Progress and plans for dealing with astronauts’ deep space defecation
I may have permanently stained my three-year-old’s perception of astronauts when I told him they occasionally have to wear diapers. He wasn’t upset, but found the whole scenario so absurd that he immediately had to run off and tell his mother that some adults, astronauts no less, had to wear absorbent undergarments when traveling to, or working in, the vacuum of space. It’s a very necessary indignity at this point, but one that NASA is hoping to improve upon well before my son is old enough to travel to space himself.
From bags to MAGs
For all of the technological advances made since the Space Race began, toilet facilities have yet to inspire as much awe as say, self-landing rocket stages. During the Apollo missions, things were crude enough that the current set of diapers seem luxurious in comparison. While astronauts once had to content with “Apollo Bags,” they now wear Maximum Absorbency Garments, or MAGs. MAGs function a lot like pull-ups, only much better than anything by Huggies or Pampers.
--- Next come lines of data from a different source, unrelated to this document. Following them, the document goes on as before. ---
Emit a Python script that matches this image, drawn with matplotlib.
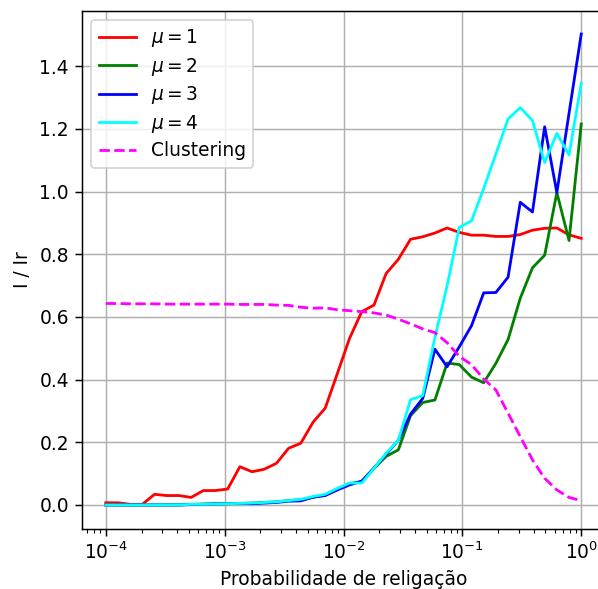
import numpy as np
import matplotlib
matplotlib.use("Agg")
import matplotlib.pyplot as plt

# Rewiring probability (40 log-spaced values from 1e-4 to 1)
p = [1.000e-4, 1.266e-4, 1.604e-4, 2.031e-4, 2.572e-4, 3.257e-4, 4.125e-4, 5.224e-4,
     6.615e-4, 8.377e-4, 1.061e-3, 1.343e-3, 1.701e-3, 2.154e-3, 2.728e-3, 3.455e-3,
     4.375e-3, 5.541e-3, 7.017e-3, 8.886e-3, 1.125e-2, 1.425e-2, 1.805e-2, 2.286e-2,
     2.894e-2, 3.665e-2, 4.642e-2, 5.878e-2, 7.444e-2, 9.427e-2, 1.194e-1, 1.512e-1,
     1.914e-1, 2.424e-1, 3.070e-1, 3.888e-1, 4.924e-1, 6.236e-1, 7.896e-1, 1.0]

# I / Ir for each mu
mu1 = [0.007, 0.007, 0.002, 0.002, 0.034, 0.030, 0.030, 0.024, 0.046, 0.046,
       0.051, 0.122, 0.106, 0.114, 0.133, 0.181, 0.197, 0.264, 0.309, 0.420,
       0.532, 0.617, 0.638, 0.739, 0.784, 0.848, 0.856, 0.868, 0.884, 0.870,
       0.861, 0.861, 0.857, 0.857, 0.863, 0.877, 0.883, 0.884, 0.862, 0.851]
mu2 = [0.0, 0.0, 0.0, 0.0, 0.0, 0.0, 0.0, 0.002, 0.003, 0.004,
       0.004, 0.005, 0.006, 0.008, 0.010, 0.014, 0.017, 0.024, 0.032, 0.050,
       0.068, 0.075, 0.117, 0.155, 0.176, 0.285, 0.327, 0.335, 0.453, 0.448,
       0.408, 0.390, 0.452, 0.528, 0.660, 0.757, 0.797, 0.997, 0.844, 1.216]
mu3 = [0.0, 0.0, 0.0, 0.0, 0.0, 0.0, 0.0, 0.001, 0.002, 0.003,
       0.004, 0.005, 0.004, 0.006, 0.008, 0.012, 0.013, 0.025, 0.030, 0.048,
       0.064, 0.076, 0.118, 0.162, 0.207, 0.290, 0.340, 0.497, 0.441, 0.505,
       0.572, 0.677, 0.678, 0.727, 0.966, 0.935, 1.207, 0.997, 1.250, 1.503]
mu4 = [0.0, 0.0, 0.0, 0.0, 0.0, 0.0, 0.0, 0.002, 0.002, 0.003,
       0.004, 0.005, 0.006, 0.008, 0.010, 0.014, 0.018, 0.027, 0.034, 0.053,
       0.070, 0.070, 0.117, 0.165, 0.207, 0.336, 0.349, 0.535, 0.700, 0.886,
       0.907, 1.010, 1.120, 1.232, 1.268, 1.227, 1.093, 1.186, 1.117, 1.346]

# Clustering coefficient (normalised)
clustering = [0.643, 0.643, 0.642, 0.642, 0.642, 0.641, 0.641, 0.641, 0.641, 0.641,
              0.641, 0.640, 0.640, 0.640, 0.638, 0.637, 0.631, 0.628, 0.629, 0.623,
              0.620, 0.617, 0.613, 0.606, 0.593, 0.578, 0.562, 0.550, 0.518, 0.474,
              0.448, 0.402, 0.367, 0.293, 0.218, 0.144, 0.085, 0.048, 0.024, 0.014]

dpi = 134
fig = plt.figure(figsize=(598 / dpi, 589 / dpi), dpi=dpi)
ax = fig.add_axes([82 / 598, 60.5 / 589, 523 / 598, 518 / 589])

ax.semilogx(p, mu1, color="red", label=r"$\mu = 1$")
ax.semilogx(p, mu2, color="green", label=r"$\mu = 2$")
ax.semilogx(p, mu3, color="blue", label=r"$\mu = 3$")
ax.semilogx(p, mu4, color="cyan", label=r"$\mu = 4$")
ax.semilogx(p, clustering, "--", color="magenta", label="Clustering")

ax.set_xlabel("Probabilidade de religação")
ax.set_ylabel("I / Ir")
ax.grid()
ax.legend(loc="upper left", labelspacing=0.35)

fig.savefig("out.png", dpi=dpi)
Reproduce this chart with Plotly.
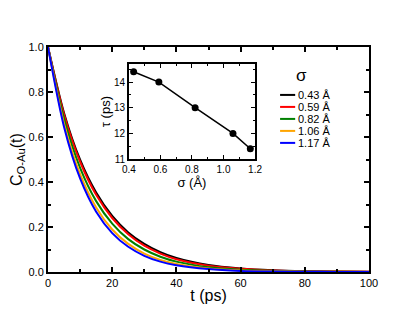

Lined with sodium polyacrylate, MAGs can absorb up to two liters of bodily fluids, and are intended for times when an astronaut is expected to be in a space suit for hours at a time, such as when they’re in transit to space in a smaller spacecraft, or when working outside the International Space Station (ISS) on a space walk.
Air-powered privy
Facilities inside the ISS are a bit more dignified, although they’re still trickier than the toilets on Earth. With no gravity to ensure poop moves “down” into the toilet, space toilets generally rely on some kind of air flow system to propel waste in the right direction. On the ISS, the two toilets have fan-driven suction to capture astronauts’ poo and pee, and while it’s a big improvement over previous systems, there is still room for improvement. The next big innovation in zero-gravity toilets should begin testing in 2018.
Wearable water closet
Looking further into the future, NASA would like to also be upgrading the MAGs worn during travel or work outside of space stations. If humans succeed in moving further out from Earth’s orbit, we’ll need reliable and accessible ways to wear a spacesuit for long periods of time without needing to run to a potty. The goal is a space suit that can be worn for 144 hours at a time, automatically routing any bodily waste products, from farts to poop to menstrual blood, away from the wearer. The road forward on these wearable toilet systems isn’t as clear as the plumbing installed in a spacecraft or orbiting station, and NASA is currently soliciting ideas at the heroX website. Ideally, any body type and any diet would be accommodated for six days at a time, so that nobody has to worry about saturated diapers or borrowing some toilet paper from the next astronaut over. But as any toddler can tell you, moving on from diapers is easier said than done.